The rookie safety got burned on a play-action pass from Bruce Gradkowski to Plaxico Burress. It was a learning moment for Thomas.


Two undeniable facts: rookies tend to be more anxious than veterans, and experience is a big advantage in the NFL. Steelers rookie safety Shamarko Thomas got a dose of both of those facts Wednesday, after he bit on a play fake from Steelers quarterback Bruce Gradkowski.

The mistake allowed wide receiver Plaxico Burress to slip behind the defense and score a 55-yard touchdown - or as Tribune-Review reporter Mark Kaboly wrote, "...allowed the methodical Burress to get behind the defense for an easy touchdown."

It's likely a veteran receiver doesn't want the adjective "methodical" used to describe him, due to the notion it's a more positive spin on the word "slow." Credit to Kaboly, it's just a great line.
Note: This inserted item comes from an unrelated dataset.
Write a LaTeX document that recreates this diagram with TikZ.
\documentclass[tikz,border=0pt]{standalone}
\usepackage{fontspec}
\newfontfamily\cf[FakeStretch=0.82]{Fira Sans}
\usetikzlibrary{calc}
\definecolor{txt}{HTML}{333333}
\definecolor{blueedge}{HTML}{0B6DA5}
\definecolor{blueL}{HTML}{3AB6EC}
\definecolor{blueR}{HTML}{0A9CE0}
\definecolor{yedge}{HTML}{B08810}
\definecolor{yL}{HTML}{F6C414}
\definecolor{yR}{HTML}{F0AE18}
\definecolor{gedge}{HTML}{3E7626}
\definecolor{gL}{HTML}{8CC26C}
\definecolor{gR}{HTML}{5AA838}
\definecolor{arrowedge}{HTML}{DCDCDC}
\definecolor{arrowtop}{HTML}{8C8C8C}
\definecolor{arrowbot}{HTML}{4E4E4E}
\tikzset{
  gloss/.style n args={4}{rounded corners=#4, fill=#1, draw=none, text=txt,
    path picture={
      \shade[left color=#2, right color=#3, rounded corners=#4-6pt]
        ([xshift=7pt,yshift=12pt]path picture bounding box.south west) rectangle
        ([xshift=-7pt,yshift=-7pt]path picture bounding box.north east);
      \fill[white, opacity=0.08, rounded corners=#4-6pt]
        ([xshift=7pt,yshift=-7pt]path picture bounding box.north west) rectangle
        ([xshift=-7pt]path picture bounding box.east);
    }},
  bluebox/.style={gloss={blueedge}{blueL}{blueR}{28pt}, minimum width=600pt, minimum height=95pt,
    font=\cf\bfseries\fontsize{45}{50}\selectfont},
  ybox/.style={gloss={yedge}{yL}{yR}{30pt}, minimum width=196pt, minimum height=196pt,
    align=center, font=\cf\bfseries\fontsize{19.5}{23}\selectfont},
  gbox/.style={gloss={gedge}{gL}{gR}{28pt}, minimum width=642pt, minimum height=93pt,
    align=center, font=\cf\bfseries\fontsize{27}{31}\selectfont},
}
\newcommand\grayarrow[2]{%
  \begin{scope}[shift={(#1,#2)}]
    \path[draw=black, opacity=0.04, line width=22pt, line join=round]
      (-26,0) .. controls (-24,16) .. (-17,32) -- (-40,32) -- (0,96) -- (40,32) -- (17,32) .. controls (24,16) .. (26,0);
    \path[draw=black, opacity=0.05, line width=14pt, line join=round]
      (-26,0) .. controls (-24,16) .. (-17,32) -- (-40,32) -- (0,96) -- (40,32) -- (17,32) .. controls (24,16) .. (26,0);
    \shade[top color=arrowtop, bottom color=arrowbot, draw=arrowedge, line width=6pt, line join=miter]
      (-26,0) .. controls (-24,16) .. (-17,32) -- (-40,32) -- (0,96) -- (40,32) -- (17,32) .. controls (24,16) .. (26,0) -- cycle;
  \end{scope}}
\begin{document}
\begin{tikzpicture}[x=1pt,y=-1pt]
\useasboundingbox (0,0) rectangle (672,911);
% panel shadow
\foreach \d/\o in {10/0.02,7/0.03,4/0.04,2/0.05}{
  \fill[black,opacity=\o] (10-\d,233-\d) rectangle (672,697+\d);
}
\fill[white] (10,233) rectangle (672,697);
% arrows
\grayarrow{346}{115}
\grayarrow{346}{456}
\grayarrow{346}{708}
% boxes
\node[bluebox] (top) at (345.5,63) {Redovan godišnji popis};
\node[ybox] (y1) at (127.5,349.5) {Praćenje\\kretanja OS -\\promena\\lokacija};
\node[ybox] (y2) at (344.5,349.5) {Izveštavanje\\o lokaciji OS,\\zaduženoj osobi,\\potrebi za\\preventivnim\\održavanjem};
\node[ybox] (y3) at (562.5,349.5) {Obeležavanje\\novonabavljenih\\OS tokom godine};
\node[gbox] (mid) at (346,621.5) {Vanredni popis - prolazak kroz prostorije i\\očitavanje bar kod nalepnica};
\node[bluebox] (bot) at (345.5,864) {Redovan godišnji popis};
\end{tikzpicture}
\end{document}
What it means more than anything is Thomas had his Rookie Moment, and one he likely won't forget. The Steelers' defense prides itself in not giving up the big play, and that's because they typically have a deep safety who doesn't find himself out of position often.

Ryan Clark has been that deep safety for five years now, and the Steelers have allowed fewer passing plays of 20 yards or more over the league in that time.

It also subtly shows why physical attributes can often lose out to savvy play; the big knock on Thomas entering the NFL was his lack of prototypical height (he stands around 5-foot-8). For Burress, entering this season, it's his "methodical" speed.

One doesn't need speed to catch a pass when he's wide open, and height won't help one recover after biting hard on a play fake.